→ Task to complete:
The entries below are to be transcribed in full, without their images.

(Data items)
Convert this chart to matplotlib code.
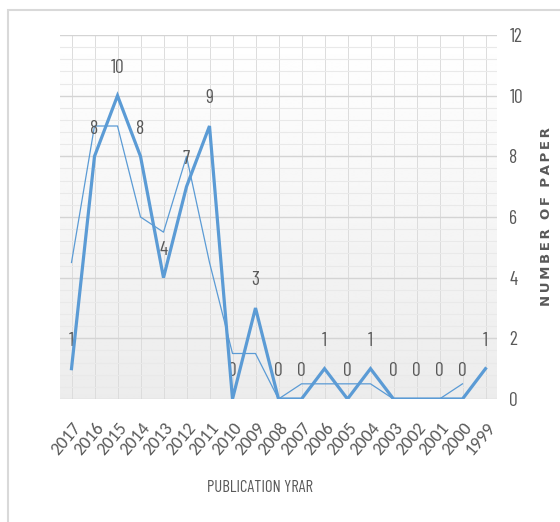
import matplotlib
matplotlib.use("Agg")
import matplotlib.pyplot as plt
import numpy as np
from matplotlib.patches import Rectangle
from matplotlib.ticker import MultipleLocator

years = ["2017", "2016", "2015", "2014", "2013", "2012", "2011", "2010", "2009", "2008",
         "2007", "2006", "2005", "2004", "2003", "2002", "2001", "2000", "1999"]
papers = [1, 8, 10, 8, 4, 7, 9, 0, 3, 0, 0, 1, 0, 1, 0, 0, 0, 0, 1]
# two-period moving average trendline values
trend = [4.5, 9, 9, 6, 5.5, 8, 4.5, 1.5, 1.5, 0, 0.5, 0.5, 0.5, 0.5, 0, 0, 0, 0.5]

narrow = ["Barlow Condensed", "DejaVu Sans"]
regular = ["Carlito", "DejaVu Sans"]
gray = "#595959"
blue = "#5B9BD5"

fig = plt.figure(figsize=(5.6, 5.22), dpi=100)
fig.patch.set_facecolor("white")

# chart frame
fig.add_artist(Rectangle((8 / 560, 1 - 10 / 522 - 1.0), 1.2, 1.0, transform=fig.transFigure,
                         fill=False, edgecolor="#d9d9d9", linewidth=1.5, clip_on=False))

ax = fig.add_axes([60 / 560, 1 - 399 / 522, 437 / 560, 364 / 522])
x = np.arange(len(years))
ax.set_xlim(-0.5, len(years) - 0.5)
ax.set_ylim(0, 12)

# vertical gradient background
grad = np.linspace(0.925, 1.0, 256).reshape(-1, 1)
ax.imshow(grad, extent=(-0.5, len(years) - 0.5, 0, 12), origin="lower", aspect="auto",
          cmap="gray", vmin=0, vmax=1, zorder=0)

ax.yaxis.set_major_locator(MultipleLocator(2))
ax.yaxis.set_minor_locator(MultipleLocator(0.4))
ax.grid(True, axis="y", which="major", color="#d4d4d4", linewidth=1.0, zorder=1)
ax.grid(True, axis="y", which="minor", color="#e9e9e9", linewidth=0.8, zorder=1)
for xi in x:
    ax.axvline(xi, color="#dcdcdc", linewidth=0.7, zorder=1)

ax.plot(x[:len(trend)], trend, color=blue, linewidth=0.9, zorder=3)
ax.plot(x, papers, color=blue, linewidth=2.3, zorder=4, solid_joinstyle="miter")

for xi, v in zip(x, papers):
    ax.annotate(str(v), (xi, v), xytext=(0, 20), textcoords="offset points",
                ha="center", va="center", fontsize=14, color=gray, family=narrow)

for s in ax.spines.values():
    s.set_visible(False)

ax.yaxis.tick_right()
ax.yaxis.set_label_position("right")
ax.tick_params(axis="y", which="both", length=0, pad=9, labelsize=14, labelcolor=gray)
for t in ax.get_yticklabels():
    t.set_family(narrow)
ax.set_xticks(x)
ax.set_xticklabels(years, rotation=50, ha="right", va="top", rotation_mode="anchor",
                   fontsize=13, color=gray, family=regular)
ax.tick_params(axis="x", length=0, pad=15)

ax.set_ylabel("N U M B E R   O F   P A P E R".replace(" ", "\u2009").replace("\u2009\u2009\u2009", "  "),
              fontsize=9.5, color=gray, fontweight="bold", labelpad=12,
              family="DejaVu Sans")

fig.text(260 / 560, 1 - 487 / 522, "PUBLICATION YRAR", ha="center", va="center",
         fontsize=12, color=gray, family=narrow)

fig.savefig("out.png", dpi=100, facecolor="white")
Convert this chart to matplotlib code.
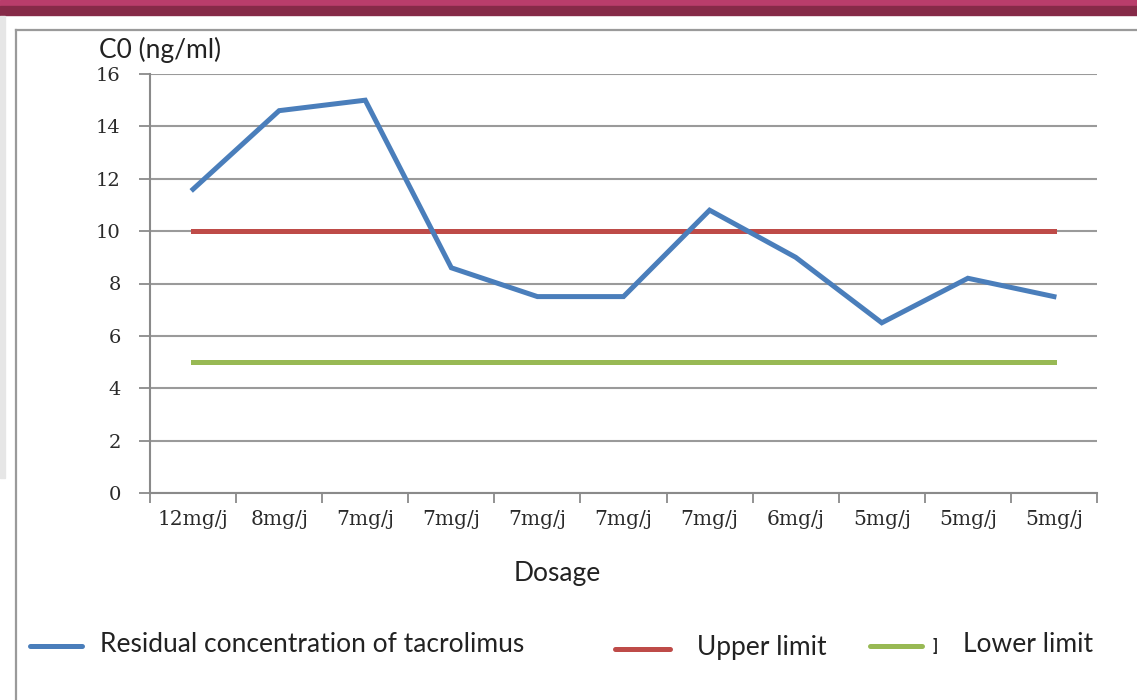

→ Response:
Convert this chart to matplotlib code.
import matplotlib
matplotlib.use("Agg")
import matplotlib.pyplot as plt
import numpy as np
from matplotlib.patches import Rectangle
from matplotlib.ticker import MultipleLocator

years = ["2017", "2016", "2015", "2014", "2013", "2012", "2011", "2010", "2009", "2008",
         "2007", "2006", "2005", "2004", "2003", "2002", "2001", "2000", "1999"]
papers = [1, 8, 10, 8, 4, 7, 9, 0, 3, 0, 0, 1, 0, 1, 0, 0, 0, 0, 1]
# two-period moving average trendline values
trend = [4.5, 9, 9, 6, 5.5, 8, 4.5, 1.5, 1.5, 0, 0.5, 0.5, 0.5, 0.5, 0, 0, 0, 0.5]

narrow = ["Barlow Condensed", "DejaVu Sans"]
regular = ["Carlito", "DejaVu Sans"]
gray = "#595959"
blue = "#5B9BD5"

fig = plt.figure(figsize=(5.6, 5.22), dpi=100)
fig.patch.set_facecolor("white")

# chart frame
fig.add_artist(Rectangle((8 / 560, 1 - 10 / 522 - 1.0), 1.2, 1.0, transform=fig.transFigure,
                         fill=False, edgecolor="#d9d9d9", linewidth=1.5, clip_on=False))

ax = fig.add_axes([60 / 560, 1 - 399 / 522, 437 / 560, 364 / 522])
x = np.arange(len(years))
ax.set_xlim(-0.5, len(years) - 0.5)
ax.set_ylim(0, 12)

# vertical gradient background
grad = np.linspace(0.925, 1.0, 256).reshape(-1, 1)
ax.imshow(grad, extent=(-0.5, len(years) - 0.5, 0, 12), origin="lower", aspect="auto",
          cmap="gray", vmin=0, vmax=1, zorder=0)

ax.yaxis.set_major_locator(MultipleLocator(2))
ax.yaxis.set_minor_locator(MultipleLocator(0.4))
ax.grid(True, axis="y", which="major", color="#d4d4d4", linewidth=1.0, zorder=1)
ax.grid(True, axis="y", which="minor", color="#e9e9e9", linewidth=0.8, zorder=1)
for xi in x:
    ax.axvline(xi, color="#dcdcdc", linewidth=0.7, zorder=1)

ax.plot(x[:len(trend)], trend, color=blue, linewidth=0.9, zorder=3)
ax.plot(x, papers, color=blue, linewidth=2.3, zorder=4, solid_joinstyle="miter")

for xi, v in zip(x, papers):
    ax.annotate(str(v), (xi, v), xytext=(0, 20), textcoords="offset points",
                ha="center", va="center", fontsize=14, color=gray, family=narrow)

for s in ax.spines.values():
    s.set_visible(False)

ax.yaxis.tick_right()
ax.yaxis.set_label_position("right")
ax.tick_params(axis="y", which="both", length=0, pad=9, labelsize=14, labelcolor=gray)
for t in ax.get_yticklabels():
    t.set_family(narrow)
ax.set_xticks(x)
ax.set_xticklabels(years, rotation=50, ha="right", va="top", rotation_mode="anchor",
                   fontsize=13, color=gray, family=regular)
ax.tick_params(axis="x", length=0, pad=15)

ax.set_ylabel("N U M B E R   O F   P A P E R".replace(" ", "\u2009").replace("\u2009\u2009\u2009", "  "),
              fontsize=9.5, color=gray, fontweight="bold", labelpad=12,
              family="DejaVu Sans")

fig.text(260 / 560, 1 - 487 / 522, "PUBLICATION YRAR", ha="center", va="center",
         fontsize=12, color=gray, family=narrow)

fig.savefig("out.png", dpi=100, facecolor="white")
Convert this chart to matplotlib code.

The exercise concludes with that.